Radha Curpen, Vice-Chair, Vancouver Managing Partner and National Leader ESG Strategy & Solutions, Bennett Jones LLP 

BY J.M.LEE

“Put yourself out there. Don’t wait for people to help you. Rather seek those potential mentors out. Be an active mentee in return—think of how you can be helpful to others and not only of how they can be helpful to you.” 

Radha Curpen, Vice-Chair, Vancouver Managing Partner and National Leader ESG Strategy & Solutions, Bennett Jones LLP

Radha was born in Mauritius and moved to Winnipeg with her family when she was 16. Her parents raised her and her sister to be independent, value education, seize opportunities and adapt to new environments. They instilled in them the importance of building relationships, being grateful and lifelong learning.

She was raised to speak up and be confident, and those skills served her well early in her career and still do today. She was also well supported by others inside and outside the legal profession.

“My parents are my biggest inspirations. My father planted the seed to pursue law in my head when I was six years old,” she reminisces. “He and my mother did everything they could to ensure my sister, and I could pursue an education while being part of a close family, including immigrating to Canada.

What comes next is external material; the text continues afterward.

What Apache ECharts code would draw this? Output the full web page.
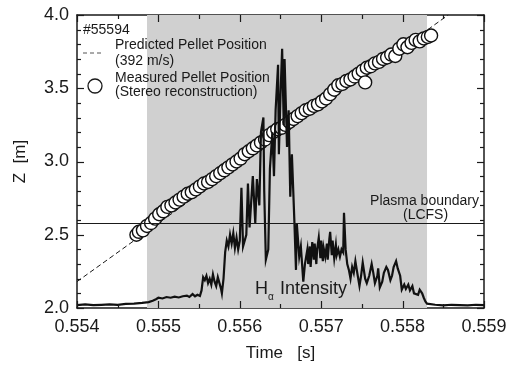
<!DOCTYPE html>
<html>
<head>
<meta charset="utf-8">
<script src="https://cdn.jsdelivr.net/npm/echarts@6/dist/echarts.min.js"></script>
<style>
  html, body { margin: 0; padding: 0; background: #fff; }
  #chart { width: 519px; height: 367px; }
</style>
</head>
<body>
<div id="chart"></div>
<script>
// predicted pellet trajectory (392 m/s)
var predTime = [0.55400, 0.55856];
var predZ = [2.18, 4.00];

// measured pellet positions (stereo reconstruction)
var measTime = [0.55473, 0.55476, 0.55481, 0.55486, 0.55491, 0.55496, 0.55501, 0.55506, 0.55511, 0.55516,
  0.55521, 0.55526, 0.55531, 0.55536, 0.55541, 0.55546, 0.55551, 0.55556, 0.55561, 0.55566,
  0.55571, 0.55576, 0.55581, 0.55586, 0.55591, 0.55596, 0.55601, 0.55606, 0.55611, 0.55616,
  0.55621, 0.55626, 0.55631, 0.55636, 0.55641, 0.55646, 0.55651, 0.55656, 0.55661, 0.55666,
  0.55671, 0.55676, 0.55681, 0.55686, 0.55691, 0.55696, 0.55701, 0.55706, 0.55711, 0.55716,
  0.55721, 0.55726, 0.55731, 0.55736, 0.55741, 0.55746, 0.55751, 0.55754, 0.55756, 0.55761,
  0.55766, 0.55771, 0.55776, 0.55781, 0.55786, 0.55791, 0.55796, 0.55801, 0.55806, 0.55811,
  0.55816, 0.55821, 0.55826, 0.55831, 0.55835];
var measZ = [2.50, 2.52, 2.53, 2.56, 2.58, 2.61, 2.64, 2.66, 2.69, 2.70,
  2.72, 2.74, 2.76, 2.78, 2.79, 2.81, 2.83, 2.85, 2.86, 2.88,
  2.90, 2.92, 2.94, 2.96, 2.98, 3.00, 3.02, 3.05, 3.07, 3.09,
  3.11, 3.13, 3.15, 3.18, 3.20, 3.22, 3.23, 3.25, 3.27, 3.29,
  3.31, 3.33, 3.35, 3.36, 3.38, 3.39, 3.41, 3.43, 3.46, 3.49,
  3.52, 3.53, 3.55, 3.56, 3.58, 3.60, 3.62, 3.54, 3.64, 3.65,
  3.67, 3.68, 3.70, 3.71, 3.73, 3.72, 3.77, 3.80, 3.78, 3.81,
  3.83, 3.82, 3.84, 3.85, 3.86];

// H-alpha intensity trace (drawn on Z scale)
var haTime = [0.55400, 0.55410, 0.55420, 0.55430, 0.55440, 0.55450, 0.55460, 0.55470, 0.55480, 0.55488, 0.55493,
  0.55497, 0.55500, 0.55505, 0.55510, 0.55515, 0.55520, 0.55525, 0.55530, 0.55535, 0.55538, 0.55542, 0.55545, 0.55548, 0.55551,
  0.55553, 0.55555, 0.55557, 0.55559, 0.55561, 0.55563, 0.55565, 0.55567, 0.55569, 0.55571, 0.55573, 0.55575, 0.55577, 0.55578,
  0.55580, 0.55582, 0.55584, 0.55586, 0.55588, 0.55590, 0.55592, 0.55594, 0.55596, 0.55598, 0.55600,
  0.55602, 0.55604, 0.55608, 0.55610, 0.55612, 0.55616, 0.55619, 0.55621, 0.55624, 0.55626, 0.55629, 0.55630, 0.55632,
  0.55635, 0.55637, 0.55640, 0.55642, 0.55644, 0.55647, 0.55648, 0.55650, 0.55652, 0.55654, 0.55655, 0.55658, 0.55660,
  0.55662, 0.55664, 0.55667, 0.55669, 0.55670, 0.55673, 0.55675, 0.55678, 0.55680,
  0.55683, 0.55684, 0.55686, 0.55687, 0.55689, 0.55691, 0.55692, 0.55694, 0.55695, 0.55697, 0.55699, 0.55700,
  0.55702, 0.55703, 0.55705, 0.55707, 0.55708, 0.55710, 0.55711, 0.55713, 0.55714, 0.55716, 0.55718, 0.55719,
  0.55721, 0.55723, 0.55725, 0.55727, 0.55728, 0.55730, 0.55732, 0.55734, 0.55736, 0.55738, 0.55740, 0.55742,
  0.55744, 0.55747, 0.55749, 0.55751, 0.55754, 0.55756, 0.55759, 0.55762, 0.55764, 0.55766, 0.55769, 0.55770,
  0.55772, 0.55775, 0.55777, 0.55780, 0.55782, 0.55785, 0.55787, 0.55789, 0.55792, 0.55794, 0.55797, 0.55799,
  0.55802, 0.55804, 0.55807, 0.55809, 0.55812, 0.55814, 0.55816, 0.55819, 0.55821, 0.55824, 0.55826, 0.55828,
  0.55830, 0.55832, 0.55840, 0.55850, 0.55860, 0.55870, 0.55880, 0.55890, 0.55900];
var haZ = [2.020, 2.025, 2.020, 2.022, 2.025, 2.022, 2.028, 2.030, 2.035, 2.040, 2.050,
  2.060, 2.070, 2.065, 2.075, 2.070, 2.078, 2.072, 2.080, 2.085, 2.075, 2.095, 2.080, 2.090, 2.082,
  2.12, 2.21, 2.19, 2.22, 2.17, 2.20, 2.16, 2.23, 2.18, 2.15, 2.21, 2.17, 2.13, 2.10,
  2.20, 2.38, 2.46, 2.42, 2.50, 2.44, 2.51, 2.41, 2.48, 2.40, 2.46,
  2.82, 2.42, 2.50, 2.85, 2.55, 2.90, 2.58, 2.88, 2.70, 3.20, 3.30, 2.80, 2.33,
  2.40, 2.95, 3.20, 2.90, 3.35, 3.66, 3.05, 3.45, 3.77, 3.25, 3.70, 3.10, 3.35,
  2.76, 3.05, 2.60, 2.26, 2.58, 2.35, 2.42, 2.18, 2.30,
  2.40, 2.30, 2.42, 2.28, 2.45, 2.33, 2.44, 2.30, 2.40, 2.48, 2.34, 2.46,
  2.32, 2.41, 2.35, 2.44, 2.33, 2.47, 2.52, 2.36, 2.46, 2.34, 2.43, 2.36,
  2.40, 2.35, 2.40, 2.38, 2.65, 2.40, 2.30, 2.26, 2.20, 2.28, 2.24, 2.32,
  2.25, 2.15, 2.22, 2.31, 2.20, 2.17, 2.22, 2.30, 2.24, 2.17, 2.22, 2.27,
  2.14, 2.18, 2.24, 2.28, 2.26, 2.19, 2.22, 2.28, 2.32, 2.27, 2.22, 2.125,
  2.16, 2.13, 2.16, 2.12, 2.15, 2.10, 2.11, 2.09, 2.125, 2.10, 2.07, 2.045,
  2.030, 2.020, 2.022, 2.018, 2.022, 2.020, 2.018, 2.022, 2.020];

var shadeRange = [0.55486, 0.55830];
var lcfsZ = 2.58;

// axis ranges and tick positions
var xTicks = { min: 0.554, max: 0.559, step: 0.001 };
var yTicks = { min: 2.0, max: 4.0, step: 0.5 };
var xMajor = [0.554, 0.555, 0.556, 0.557, 0.558, 0.559];
var xMinor = [0.5545, 0.5555, 0.5565, 0.5575, 0.5585];
var yMajor = [2.0, 2.5, 3.0, 3.5, 4.0];
var yMinor = [2.1, 2.2, 2.3, 2.4, 2.6, 2.7, 2.8, 2.9, 3.1, 3.2, 3.3, 3.4, 3.6, 3.7, 3.8, 3.9];

function pairs(xs, ys) {
  return xs.map(function (x, i) { return [x, ys[i]]; });
}

var font = 'Liberation Sans, Arial, sans-serif';
var ink = '#1a1a1a';

function axisBase(pos, isX, showLabel) {
  return {
    type: 'value',
    position: pos,
    min: isX ? xTicks.min : yTicks.min,
    max: isX ? xTicks.max : yTicks.max,
    interval: isX ? xTicks.step : yTicks.step,
    axisLine: { show: true, onZero: false, lineStyle: { color: ink, width: 1.5 } },
    axisTick: { show: false },
    splitLine: { show: false },
    axisLabel: {
      show: showLabel,
      color: ink,
      fontFamily: font,
      fontSize: 18,
      margin: isX ? 10 : 8,
      formatter: function (v) { return isX ? v.toFixed(3) : v.toFixed(1); }
    }
  };
}

var chart = echarts.init(document.getElementById('chart'), null, { renderer: 'canvas' });

var xBottom = axisBase('bottom', true, true);
xBottom.name = 'Time   [s]';
xBottom.nameLocation = 'middle';
xBottom.nameGap = 37;
xBottom.nameTextStyle = { color: ink, fontFamily: font, fontSize: 17 };
var xTop = axisBase('top', true, false);

var yLeft = axisBase('left', false, true);
yLeft.name = 'Z  [m]';
yLeft.nameLocation = 'middle';
yLeft.nameGap = 48;
yLeft.nameTextStyle = { color: ink, fontFamily: font, fontSize: 17 };
var yRight = axisBase('right', false, false);

var txt = { fontFamily: font, fill: ink, fontSize: 14 };

var labels = [
  { type: 'text', left: 83, top: 23, z: 10, style: Object.assign({ text: '#55594' }, txt) },
  { type: 'line', z: 10, shape: { x1: 83, y1: 53, x2: 104, y2: 53 },
    style: { stroke: '#555', lineWidth: 1, lineDash: [4, 3] } },
  { type: 'text', left: 115, top: 38, z: 10, style: Object.assign({ text: 'Predicted Pellet Position' }, txt) },
  { type: 'text', left: 115, top: 54, z: 10, style: Object.assign({ text: '(392 m/s)' }, txt) },
  { type: 'circle', z: 10, shape: { cx: 95, cy: 86, r: 7 },
    style: { fill: '#fff', stroke: ink, lineWidth: 1.3 } },
  { type: 'text', left: 115, top: 71, z: 10, style: Object.assign({ text: 'Measured Pellet Position' }, txt) },
  { type: 'text', left: 115, top: 85, z: 10, style: Object.assign({ text: '(Stereo reconstruction)' }, txt) },
  { type: 'text', right: 40, top: 194, z: 10, style: Object.assign({ text: 'Plasma boundary' }, txt) },
  { type: 'text', left: 403, top: 208, z: 10, style: Object.assign({ text: '(LCFS)' }, txt) },
  { type: 'text', left: 255, top: 280, z: 10, style: { text: 'H', fontFamily: font, fill: ink, fontSize: 18 } },
  { type: 'text', left: 268, top: 292, z: 10, style: { text: 'α', fontFamily: font, fill: ink, fontSize: 10 } },
  { type: 'text', left: 280, top: 280, z: 10, style: { text: 'Intensity', fontFamily: font, fill: ink, fontSize: 18 } }
];

chart.setOption({
  animation: false,
  backgroundColor: '#fff',
  grid: { left: 77, right: 35, top: 15, bottom: 59 },
  xAxis: [xBottom, xTop],
  yAxis: [yLeft, yRight],
  series: [
    {
      type: 'line',
      data: [],
      z: 1,
      silent: true,
      markArea: {
        silent: true,
        itemStyle: { color: '#d0d0d0' },
        data: [[{ xAxis: shadeRange[0] }, { xAxis: shadeRange[1] }]]
      },
      markLine: {
        silent: true,
        symbol: 'none',
        label: { show: false },
        lineStyle: { color: ink, width: 1, type: 'solid' },
        data: [{ yAxis: lcfsZ }]
      }
    },
    {
      name: 'Predicted',
      type: 'line',
      z: 2,
      silent: true,
      symbol: 'none',
      data: pairs(predTime, predZ),
      lineStyle: { color: ink, width: 1, type: [5, 3] }
    },
    {
      name: 'Measured',
      type: 'scatter',
      z: 3,
      silent: true,
      symbol: 'circle',
      symbolSize: 13,
      data: pairs(measTime, measZ),
      itemStyle: { color: '#fff', borderColor: '#111', borderWidth: 1.4, opacity: 1 }
    },
    {
      name: 'Halpha',
      type: 'line',
      z: 4,
      silent: true,
      symbol: 'none',
      data: pairs(haTime, haZ),
      lineStyle: { color: '#111', width: 2.2, join: 'miter' }
    }
  ],
  graphic: labels
});

// inward ticks on all four sides, placed with the chart's own scales
function tickLines() {
  var out = [];
  var st = { stroke: ink, lineWidth: 1.2 };
  var yBot = chart.convertToPixel({ yAxisIndex: 0 }, yTicks.min);
  var yTop = chart.convertToPixel({ yAxisIndex: 0 }, yTicks.max);
  var xL = chart.convertToPixel({ xAxisIndex: 0 }, xTicks.min);
  var xR = chart.convertToPixel({ xAxisIndex: 0 }, xTicks.max);
  function seg(x1, y1, x2, y2) {
    out.push({ type: 'line', z: 12, silent: true, shape: { x1: x1, y1: y1, x2: x2, y2: y2 }, style: st });
  }
  function addX(v, len) {
    var px = Math.round(chart.convertToPixel({ xAxisIndex: 0 }, v)) + 0.5;
    seg(px, yBot, px, yBot - len);
    seg(px, yTop, px, yTop + len);
  }
  function addY(v, len) {
    var py = Math.round(chart.convertToPixel({ yAxisIndex: 0 }, v)) + 0.5;
    seg(xL, py, xL + len, py);
    seg(xR, py, xR - len, py);
  }
  xMajor.forEach(function (v) { addX(v, 7); });
  xMinor.forEach(function (v) { addX(v, 4); });
  yMajor.forEach(function (v) { addY(v, 7); });
  yMinor.forEach(function (v) { addY(v, 4); });
  return out;
}

chart.setOption({ graphic: labels.concat(tickLines()) });
</script>
</body>
</html>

My father advised us to remember our values and always be guided by them.”

Radha was also inspired by the former Supreme Court of Canada justice, Michel Bastarache, who instilled in her the value of pursuing a typical law education in French.

“As a young lawyer, someone very well-meaning told me to try to be ‘one of the boys’ to succeed and get the best opportunities in my career and life,” she said. “I didn’t accept that advice, and instead, I distinguished myself by my values and embraced who I am. I do not believe that women need to be part of a ‘club’ to succeed.”  

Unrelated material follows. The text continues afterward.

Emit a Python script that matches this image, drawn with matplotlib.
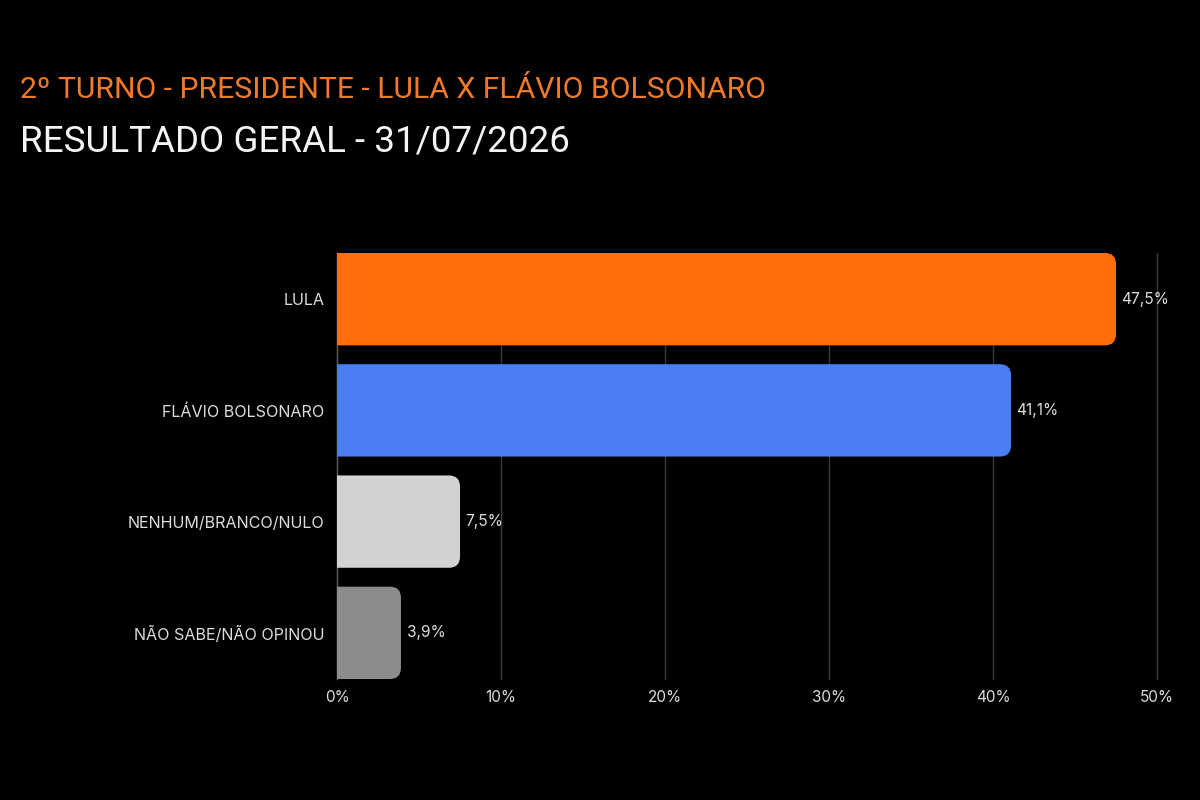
import matplotlib
matplotlib.use("Agg")
import matplotlib.pyplot as plt
from matplotlib.path import Path
from matplotlib.patches import PathPatch

categories = ["LULA", "FLÁVIO BOLSONARO", "NENHUM/BRANCO/NULO", "NÃO SABE/NÃO OPINOU"]
values = [47.5, 41.1, 7.5, 3.9]
value_labels = ["47,5%", "41,1%", "7,5%", "3,9%"]
colors = ["#ff6e0a", "#4a7ef2", "#d2d2d2", "#8c8c8c"]
xticks = [0, 10, 20, 30, 40, 50]
xtick_labels = ["0%", "10%", "20%", "30%", "40%", "50%"]
title1 = "2º TURNO - PRESIDENTE - LULA X FLÁVIO BOLSONARO"
title2 = "RESULTADO GERAL - 31/07/2026"

fig = plt.figure(figsize=(12, 8), dpi=100, facecolor="black")
ax = fig.add_axes([337/1200, 1-679/800, 820/1200, 426/800])
ax.set_facecolor("black")

bar_h = 0.83
ax.set_xlim(0, 50)
ax.set_ylim(len(categories) - 1 + bar_h/2, -bar_h/2)

bars = ax.barh(range(len(categories)), values, height=bar_h, color=colors)

# replace rectangles with right-rounded shapes
fig.canvas.draw()
px_per_x = ax.transData.transform((1, 0))[0] - ax.transData.transform((0, 0))[0]
px_per_y = abs(ax.transData.transform((0, 1))[1] - ax.transData.transform((0, 0))[1])
r_px = 11
rx = r_px / px_per_x
ry = r_px / px_per_y
for b, c in zip(bars, colors):
    x0, y0 = b.get_x(), b.get_y()
    w, h = b.get_width(), b.get_height()
    x1, y1 = x0 + w, y0 + h
    verts = [
        (x0, y0), (x1 - rx, y0), (x1, y0), (x1, y0 + ry),
        (x1, y1 - ry), (x1, y1), (x1 - rx, y1), (x0, y1), (x0, y0)
    ]
    codes = [Path.MOVETO, Path.LINETO, Path.CURVE3, Path.CURVE3,
             Path.LINETO, Path.CURVE3, Path.CURVE3, Path.LINETO, Path.CLOSEPOLY]
    ax.add_patch(PathPatch(Path(verts, codes), facecolor=c, edgecolor="none", zorder=3))
    b.set_visible(False)

for i, (v, lab) in enumerate(zip(values, value_labels)):
    ax.annotate(lab, (v, i), xytext=(4, 0), textcoords="offset points",
                va="center", ha="left", color="#dcdcdc", fontsize=11.2, family="Inter")

ax.set_yticks(range(len(categories)))
ax.set_yticklabels(categories, color="#dcdcdc", fontsize=11.6, family="Inter")
ax.set_xticks(xticks)
ax.set_xticklabels(xtick_labels, color="#dcdcdc", fontsize=11, family="Inter")
ax.tick_params(axis="both", length=0)
ax.tick_params(axis="y", pad=9)
ax.tick_params(axis="x", pad=8)
for s in ["top", "right", "bottom"]:
    ax.spines[s].set_visible(False)
ax.spines["left"].set_color("#555555")
ax.spines["left"].set_linewidth(1)
ax.grid(axis="x", color="#3a3a3a", linewidth=1, zorder=0)
for gl in ax.get_xgridlines():
    gl.set_clip_on(False)
ax.set_axisbelow(True)

fig.text(20/1200, 1-98/800, title1, color="#f07a2a", fontsize=21.7, family="Roboto", va="baseline")
fig.text(20/1200, 1-152/800, title2, color="#f4f4f4", fontsize=26.5, family="Roboto", va="baseline")

fig.savefig("out.png", dpi=100, facecolor="black")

Radha advises women who are seeking a mentoring relationship must do one thing. “Put yourself out there. Don’t wait for people to help you. Instead, seek those potential mentors out. Be an active mentee in return—think of how you can be helpful to others and not only of how they can be helpful to you.”

She reiterated that it is okay to ask someone to be your mentor. Over time, you will develop a bond. Mentorship, at its core, is about great relationships. “I found myself well-supported by others in the profession. In fact, all of my most outstanding mentors did not look like me, and they saw my potential and encouraged it.”

Radha also emphasized that it is best to embrace change in personal and professional life and even seek it out. “When I was a young lawyer in my early 20s, I decided to convince my firm in Winnipeg that I should start a new practice in environmental law where there was no business yet. That was the best decision of my career.”

Having lived and worked in New York and Toronto, she added new dimensions to her practice and moved to Vancouver in 2016. She was the National leader of the Environmental, Social, Governance (ESG) platform at Bennett Jones. She practiced in areas that are related to ESG for years.

“While the world for women has progressed and will continue to do so, much work still needs to be done to create a level playing field,” she said matter-of-factly. “People in leadership and management need to create an environment where everyone can succeed and be empowered.”

Being a woman of color and an immigrant to Canada allows Radha to speak from her living experience. “I find it vital to create common goals and build a team around them. A big part of this is understanding that people build organizations, do extraordinary things in the right circumstances and conditions and help achieve a leader’s vision. Thus, always remember who you are. Embrace it and make the best of what you have. Although there will be barriers, you can overcome them by focusing on your values.”

She advises focusing on continued learning. Become an expert in your field and build your credibility within your organization and outside of it.

“Leaders have to lead by example to create a culture of inclusion. You have to foster an environment where people feel comfortable embracing their differences and celebrating what they bring to the table.”

Remembering Mothers’ Day, Radha couldn’t help but reflect on her mother. “My mother taught me early on about giving with no expectation of receiving and to feel thankful every day. I took these lessons to heart, and they helped define who I am.”

“Always remember who you are. Embrace it and make the best of what you have. Although there will be barriers, you can overcome them by focusing on your values.”